Problem statement: In your copy, repeat the records exactly and leave out the pictures.

Dataset entries:
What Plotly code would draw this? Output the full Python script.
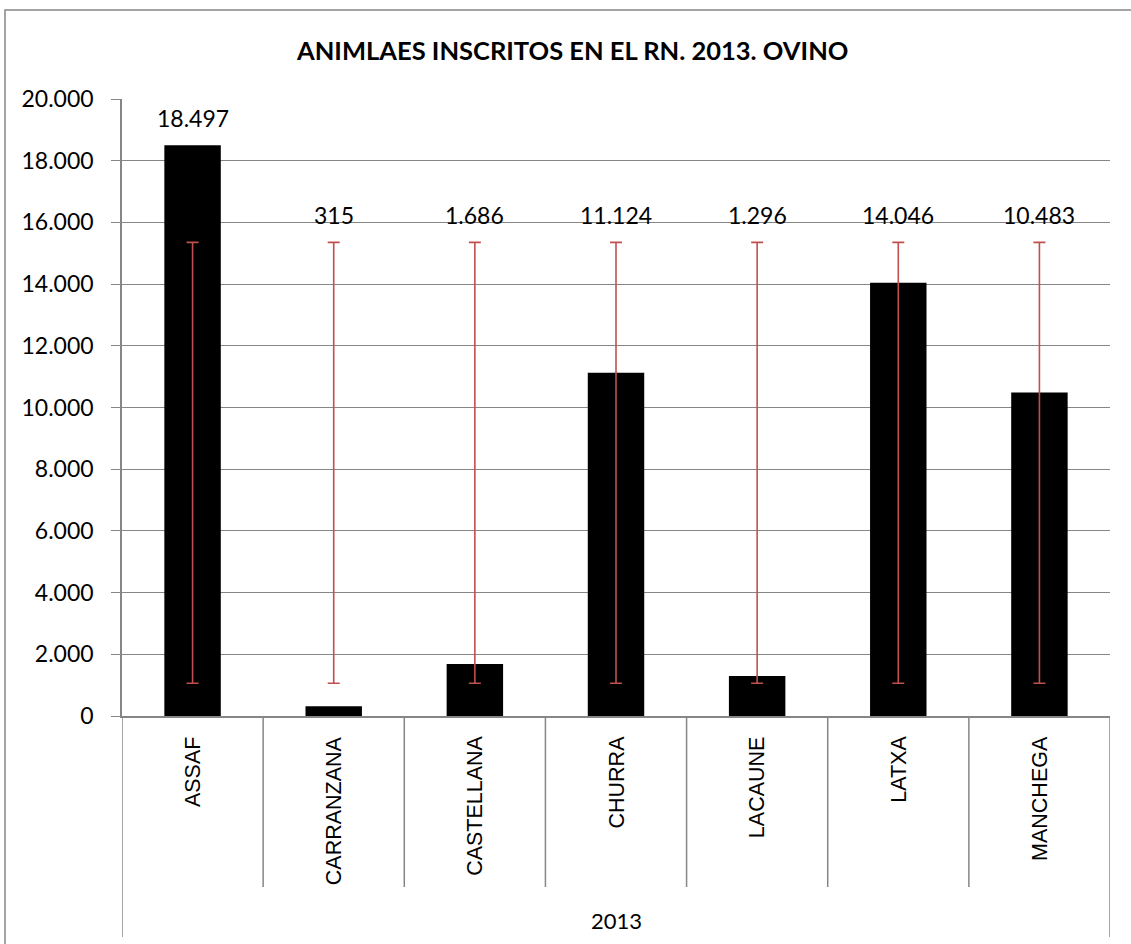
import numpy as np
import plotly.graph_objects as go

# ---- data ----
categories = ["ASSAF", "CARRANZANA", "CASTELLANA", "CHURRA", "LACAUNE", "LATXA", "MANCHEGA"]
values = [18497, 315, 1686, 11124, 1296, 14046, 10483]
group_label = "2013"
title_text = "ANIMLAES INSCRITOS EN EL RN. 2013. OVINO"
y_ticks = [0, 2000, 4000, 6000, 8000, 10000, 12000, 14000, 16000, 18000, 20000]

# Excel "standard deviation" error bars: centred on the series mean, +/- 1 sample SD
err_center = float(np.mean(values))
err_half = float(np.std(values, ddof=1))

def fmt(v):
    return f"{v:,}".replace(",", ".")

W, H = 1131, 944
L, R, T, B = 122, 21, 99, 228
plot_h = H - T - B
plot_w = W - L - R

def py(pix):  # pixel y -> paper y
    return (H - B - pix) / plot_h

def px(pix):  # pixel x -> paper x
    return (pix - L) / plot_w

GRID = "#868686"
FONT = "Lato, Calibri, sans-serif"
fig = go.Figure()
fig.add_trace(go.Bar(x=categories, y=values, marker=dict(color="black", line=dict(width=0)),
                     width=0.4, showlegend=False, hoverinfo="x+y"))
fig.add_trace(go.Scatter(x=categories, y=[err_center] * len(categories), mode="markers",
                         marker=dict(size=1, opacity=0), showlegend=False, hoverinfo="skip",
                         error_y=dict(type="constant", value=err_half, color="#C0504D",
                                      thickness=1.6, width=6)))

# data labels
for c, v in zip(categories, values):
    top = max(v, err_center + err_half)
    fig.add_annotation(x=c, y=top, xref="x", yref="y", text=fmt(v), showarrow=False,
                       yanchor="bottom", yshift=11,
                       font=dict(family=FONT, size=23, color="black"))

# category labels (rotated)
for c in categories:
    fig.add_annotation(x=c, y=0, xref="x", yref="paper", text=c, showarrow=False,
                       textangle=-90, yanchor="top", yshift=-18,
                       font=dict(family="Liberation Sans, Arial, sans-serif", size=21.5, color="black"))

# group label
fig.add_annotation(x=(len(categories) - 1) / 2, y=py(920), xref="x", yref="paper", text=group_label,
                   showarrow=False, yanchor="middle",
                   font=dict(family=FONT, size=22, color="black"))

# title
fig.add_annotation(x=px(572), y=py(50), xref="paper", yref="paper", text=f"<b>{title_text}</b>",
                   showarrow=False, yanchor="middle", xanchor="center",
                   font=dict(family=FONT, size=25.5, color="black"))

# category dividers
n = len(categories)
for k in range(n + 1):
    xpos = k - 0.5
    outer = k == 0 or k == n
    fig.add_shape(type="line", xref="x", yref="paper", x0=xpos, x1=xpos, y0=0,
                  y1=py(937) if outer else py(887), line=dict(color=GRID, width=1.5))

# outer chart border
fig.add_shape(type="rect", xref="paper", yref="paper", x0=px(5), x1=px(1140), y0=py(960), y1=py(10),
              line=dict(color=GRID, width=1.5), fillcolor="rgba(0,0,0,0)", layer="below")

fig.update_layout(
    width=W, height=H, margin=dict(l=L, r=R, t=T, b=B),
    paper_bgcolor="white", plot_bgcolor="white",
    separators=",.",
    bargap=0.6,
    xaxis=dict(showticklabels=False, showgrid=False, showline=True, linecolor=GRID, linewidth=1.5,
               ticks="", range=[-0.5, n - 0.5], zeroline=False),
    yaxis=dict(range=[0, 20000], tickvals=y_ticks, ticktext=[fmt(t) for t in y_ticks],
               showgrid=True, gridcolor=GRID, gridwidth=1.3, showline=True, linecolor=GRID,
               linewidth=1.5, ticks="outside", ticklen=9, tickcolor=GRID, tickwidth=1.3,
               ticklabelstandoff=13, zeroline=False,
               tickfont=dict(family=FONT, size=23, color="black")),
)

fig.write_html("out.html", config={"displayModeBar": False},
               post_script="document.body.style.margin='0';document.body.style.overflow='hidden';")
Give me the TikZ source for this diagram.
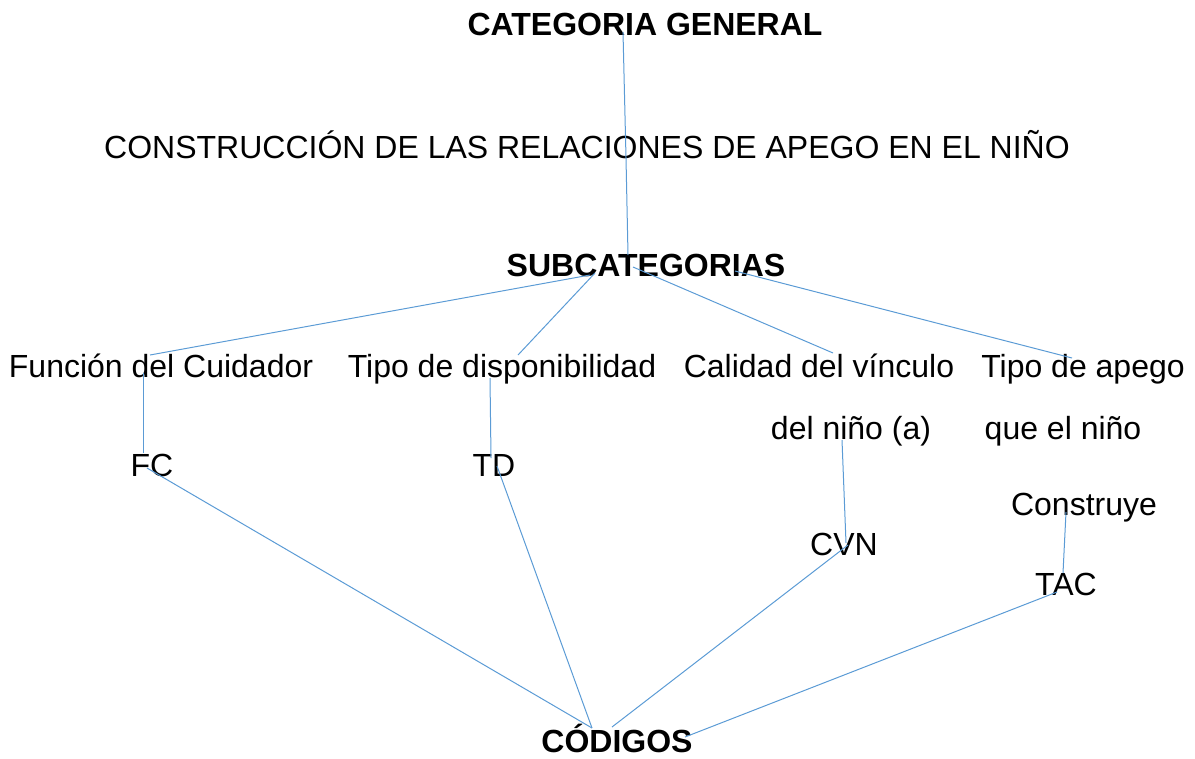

Output:
What Plotly code would draw this? Output the full Python script.
import numpy as np
import plotly.graph_objects as go

# ---- data ----
categories = ["ASSAF", "CARRANZANA", "CASTELLANA", "CHURRA", "LACAUNE", "LATXA", "MANCHEGA"]
values = [18497, 315, 1686, 11124, 1296, 14046, 10483]
group_label = "2013"
title_text = "ANIMLAES INSCRITOS EN EL RN. 2013. OVINO"
y_ticks = [0, 2000, 4000, 6000, 8000, 10000, 12000, 14000, 16000, 18000, 20000]

# Excel "standard deviation" error bars: centred on the series mean, +/- 1 sample SD
err_center = float(np.mean(values))
err_half = float(np.std(values, ddof=1))

def fmt(v):
    return f"{v:,}".replace(",", ".")

W, H = 1131, 944
L, R, T, B = 122, 21, 99, 228
plot_h = H - T - B
plot_w = W - L - R

def py(pix):  # pixel y -> paper y
    return (H - B - pix) / plot_h

def px(pix):  # pixel x -> paper x
    return (pix - L) / plot_w

GRID = "#868686"
FONT = "Lato, Calibri, sans-serif"
fig = go.Figure()
fig.add_trace(go.Bar(x=categories, y=values, marker=dict(color="black", line=dict(width=0)),
                     width=0.4, showlegend=False, hoverinfo="x+y"))
fig.add_trace(go.Scatter(x=categories, y=[err_center] * len(categories), mode="markers",
                         marker=dict(size=1, opacity=0), showlegend=False, hoverinfo="skip",
                         error_y=dict(type="constant", value=err_half, color="#C0504D",
                                      thickness=1.6, width=6)))

# data labels
for c, v in zip(categories, values):
    top = max(v, err_center + err_half)
    fig.add_annotation(x=c, y=top, xref="x", yref="y", text=fmt(v), showarrow=False,
                       yanchor="bottom", yshift=11,
                       font=dict(family=FONT, size=23, color="black"))

# category labels (rotated)
for c in categories:
    fig.add_annotation(x=c, y=0, xref="x", yref="paper", text=c, showarrow=False,
                       textangle=-90, yanchor="top", yshift=-18,
                       font=dict(family="Liberation Sans, Arial, sans-serif", size=21.5, color="black"))

# group label
fig.add_annotation(x=(len(categories) - 1) / 2, y=py(920), xref="x", yref="paper", text=group_label,
                   showarrow=False, yanchor="middle",
                   font=dict(family=FONT, size=22, color="black"))

# title
fig.add_annotation(x=px(572), y=py(50), xref="paper", yref="paper", text=f"<b>{title_text}</b>",
                   showarrow=False, yanchor="middle", xanchor="center",
                   font=dict(family=FONT, size=25.5, color="black"))

# category dividers
n = len(categories)
for k in range(n + 1):
    xpos = k - 0.5
    outer = k == 0 or k == n
    fig.add_shape(type="line", xref="x", yref="paper", x0=xpos, x1=xpos, y0=0,
                  y1=py(937) if outer else py(887), line=dict(color=GRID, width=1.5))

# outer chart border
fig.add_shape(type="rect", xref="paper", yref="paper", x0=px(5), x1=px(1140), y0=py(960), y1=py(10),
              line=dict(color=GRID, width=1.5), fillcolor="rgba(0,0,0,0)", layer="below")

fig.update_layout(
    width=W, height=H, margin=dict(l=L, r=R, t=T, b=B),
    paper_bgcolor="white", plot_bgcolor="white",
    separators=",.",
    bargap=0.6,
    xaxis=dict(showticklabels=False, showgrid=False, showline=True, linecolor=GRID, linewidth=1.5,
               ticks="", range=[-0.5, n - 0.5], zeroline=False),
    yaxis=dict(range=[0, 20000], tickvals=y_ticks, ticktext=[fmt(t) for t in y_ticks],
               showgrid=True, gridcolor=GRID, gridwidth=1.3, showline=True, linecolor=GRID,
               linewidth=1.5, ticks="outside", ticklen=9, tickcolor=GRID, tickwidth=1.3,
               ticklabelstandoff=13, zeroline=False,
               tickfont=dict(family=FONT, size=23, color="black")),
)

fig.write_html("out.html", config={"displayModeBar": False},
               post_script="document.body.style.margin='0';document.body.style.overflow='hidden';")
Give me the TikZ source for this diagram.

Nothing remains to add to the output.